The writer Eudora Welty found the town in this state of decline. Rodney became a setting in her books, like The Robber Bridegroom. Welty wrote that "The river had gone, three miles away... It came back only in flood." A photographer named Marion Post Wolcott took pictures of Rodney around 1940. She called it a "fantastic deserted town."
Buildings Still Standing
Today, a ruined cemetery, a few stores, a couple of churches, and some houses remain. They are all in different states of damage. The red-brick Rodney Presbyterian Church, built in 1832, is the oldest building left. It has special fan-shaped windows above the doors. The church was lit with oil lamps and heated with stoves. There's a special area in the back for enslaved people, reached by a winding staircase.
The church was built on high ground to avoid floods. It has been on the National Register of Historic Places since 1972. The Rodney History and Preservation Society bought the church to fix it. When they restored the church, they kept the hole from the Civil War cannonball. A fake cannonball was placed in the wall. Next to the church is a cemetery with very old graves. Many early settlers from Louisiana brought their dead here to be buried on high ground away from floods.

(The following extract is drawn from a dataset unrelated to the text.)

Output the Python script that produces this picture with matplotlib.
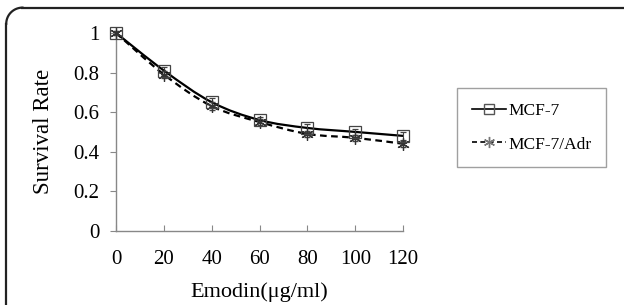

Mt. Zion Baptist Church was built in 1851. It has a mix of building styles. The pointed arches are Greek Revival, the triangle-shaped roof part is Gothic Revival, and the round dome on top is federal-style. Mt. Zion Baptist Church used to have a white congregation. It became a mostly African American church after white people left the town. Now, it is completely empty.
Because the Mississippi River changed course, the church has flooded many times. You can see clear flood damage, like water lines and rotted floors. The road sign pointing to the church can only be seen in autumn when the leaves fall off the vines covering it. The church members who are still alive formed a new church, Greater Mount Zion, several miles away from the flood zone.
Alston's Grocery, built around 1840, is south of the Presbyterian Church. It was once at a busy intersection. The Sacred Heart Catholic Church was built in Rodney around 1868. The whole building was moved to Grand Gulf Military State Park in 1983. The Masonic lodge, with its triangle-shaped front, was built around 1890. Only a few people still live in the area, and most of the remaining buildings are empty.
Geography of Rodney
Rodney is located near the southern end of the Natchez Trace. This is a forest trail that goes for hundreds of miles across North America. The trail started from animal paths along a ridge. The town is about 32 miles (51 km) northeast of Natchez. It is south of Bayou Pierre (Mississippi) and about 2 miles inland from the east bank of the Mississippi River.
Rodney sits on hills that were once next to the river. These hills are part of the Mississippi River watershed. Wet areas, including a lake that follows the river's old path, are just west of the town. The town is at a low elevation, so it often floods. When the river flowed past Rodney, its spot on the lower hills above steep banks was perfect for a river landing. Old army forts from the Civil War are still on the hills above the town.
Famous People from Rodney
- James Cessor, who was a member of the Mississippi House of Representatives from 1871 to 1877.
- Thomas Hinds Duggan, a former member of the Texas Senate.
- Bill Foster, a famous baseball player in the Baseball Hall of Fame.
- Charles Pasquale Greco, who was a Bishop and a leader for the Knights of Columbus.
- Reuben C. Weddington, a former member of the Arkansas House of Representatives.
- Zachary Taylor, the 12th president of the United States, had his Buena Vista plantation just south of Rodney.